TO DO - Copy out the data exactly, leaving the pictures behind.

DATASET CONTENT -
>> Start

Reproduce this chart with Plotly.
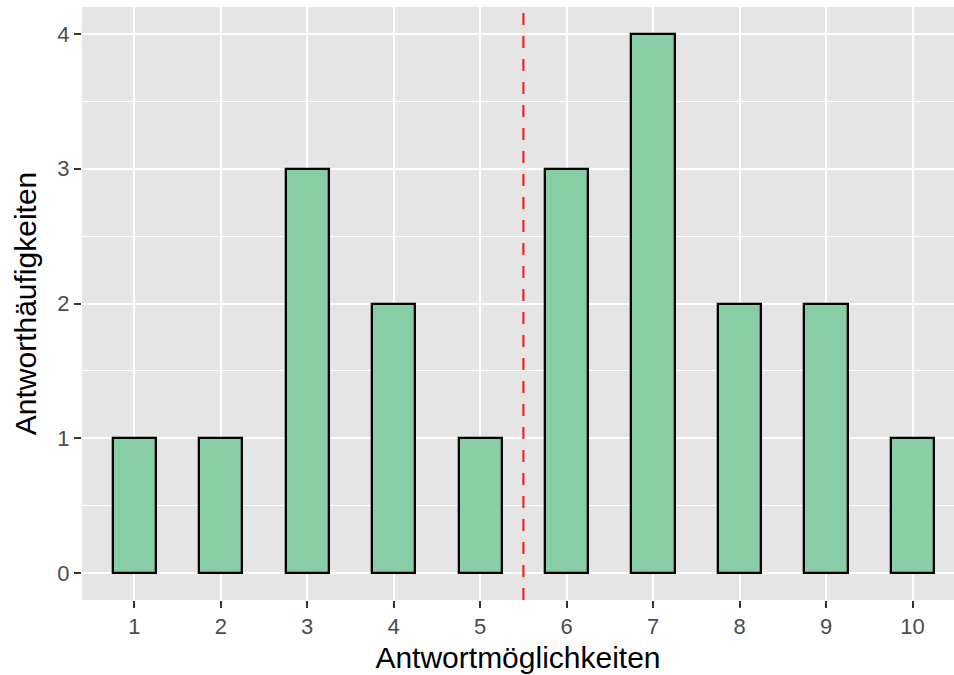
import plotly.graph_objects as go

categories = [1, 2, 3, 4, 5, 6, 7, 8, 9, 10]
counts = [1, 1, 3, 2, 1, 3, 4, 2, 2, 1]
y_ticks = [0, 1, 2, 3, 4]
cut_line = 5.5

fig = go.Figure()
fig.add_trace(go.Bar(
    x=categories, y=counts, width=0.5,
    marker=dict(color="#88CDA5", line=dict(color="black", width=2.3)),
    showlegend=False,
))

fig.add_shape(type="line", xref="x", yref="paper", x0=cut_line, x1=cut_line, y0=0, y1=1,
              line=dict(color="#F4262C", width=2.2, dash="12px,11px"))

font_family = "Liberation Sans, Arial, Helvetica, sans-serif"
fig.update_layout(
    width=954, height=675,
    margin=dict(l=82, r=0, t=7, b=75),
    paper_bgcolor="white", plot_bgcolor="#E5E5E5",
    font=dict(family=font_family, color="#4D4D4D", size=22),
    bargap=0,
)
fig.update_xaxes(
    range=[0.395, 10.48], tickmode="array", tickvals=categories,
    ticktext=[str(c) for c in categories],
    showgrid=True, gridcolor="white", gridwidth=2,
    ticks="outside", ticklen=7, tickwidth=2, tickcolor="#333333",
    tickfont=dict(size=22, color="#4D4D4D"),
    zeroline=False, showline=False,
    title=dict(text="Antwortmöglichkeiten", font=dict(size=30, color="black"), standoff=8),
)
fig.update_yaxes(
    range=[-0.2, 4.2], tickmode="array", tickvals=y_ticks,
    showgrid=True, gridcolor="white", gridwidth=2,
    minor=dict(tickvals=[0.5, 1.5, 2.5, 3.5], showgrid=True, gridcolor="white", gridwidth=1, ticks=""),
    ticks="outside", ticklen=7, tickwidth=2, tickcolor="#333333",
    tickfont=dict(size=22, color="#4D4D4D"),
    zeroline=False, showline=False,
    title=dict(text="Antworthäufigkeiten", font=dict(size=30, color="black"), standoff=11),
)

fig.write_html(
    "out.html",
    config={"displayModeBar": False},
    post_script="document.body.style.margin='0';document.body.style.overflow='hidden';",
)
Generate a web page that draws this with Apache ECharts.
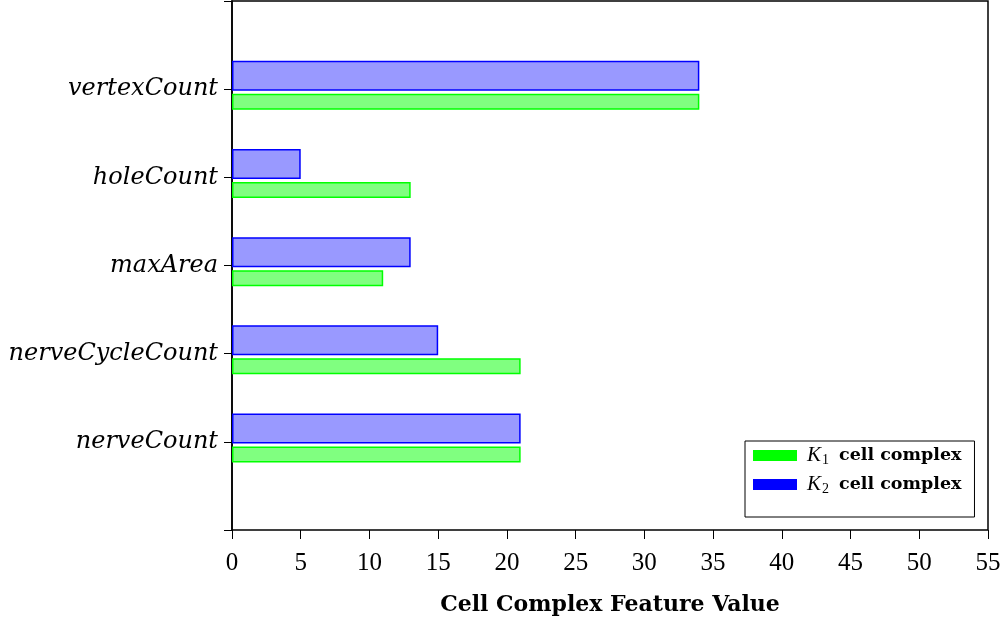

>> End

EXPECTED ANSWER -
Reproduce this chart with Plotly.
import plotly.graph_objects as go

categories = [1, 2, 3, 4, 5, 6, 7, 8, 9, 10]
counts = [1, 1, 3, 2, 1, 3, 4, 2, 2, 1]
y_ticks = [0, 1, 2, 3, 4]
cut_line = 5.5

fig = go.Figure()
fig.add_trace(go.Bar(
    x=categories, y=counts, width=0.5,
    marker=dict(color="#88CDA5", line=dict(color="black", width=2.3)),
    showlegend=False,
))

fig.add_shape(type="line", xref="x", yref="paper", x0=cut_line, x1=cut_line, y0=0, y1=1,
              line=dict(color="#F4262C", width=2.2, dash="12px,11px"))

font_family = "Liberation Sans, Arial, Helvetica, sans-serif"
fig.update_layout(
    width=954, height=675,
    margin=dict(l=82, r=0, t=7, b=75),
    paper_bgcolor="white", plot_bgcolor="#E5E5E5",
    font=dict(family=font_family, color="#4D4D4D", size=22),
    bargap=0,
)
fig.update_xaxes(
    range=[0.395, 10.48], tickmode="array", tickvals=categories,
    ticktext=[str(c) for c in categories],
    showgrid=True, gridcolor="white", gridwidth=2,
    ticks="outside", ticklen=7, tickwidth=2, tickcolor="#333333",
    tickfont=dict(size=22, color="#4D4D4D"),
    zeroline=False, showline=False,
    title=dict(text="Antwortmöglichkeiten", font=dict(size=30, color="black"), standoff=8),
)
fig.update_yaxes(
    range=[-0.2, 4.2], tickmode="array", tickvals=y_ticks,
    showgrid=True, gridcolor="white", gridwidth=2,
    minor=dict(tickvals=[0.5, 1.5, 2.5, 3.5], showgrid=True, gridcolor="white", gridwidth=1, ticks=""),
    ticks="outside", ticklen=7, tickwidth=2, tickcolor="#333333",
    tickfont=dict(size=22, color="#4D4D4D"),
    zeroline=False, showline=False,
    title=dict(text="Antworthäufigkeiten", font=dict(size=30, color="black"), standoff=11),
)

fig.write_html(
    "out.html",
    config={"displayModeBar": False},
    post_script="document.body.style.margin='0';document.body.style.overflow='hidden';",
)
Generate a web page that draws this with Apache ECharts.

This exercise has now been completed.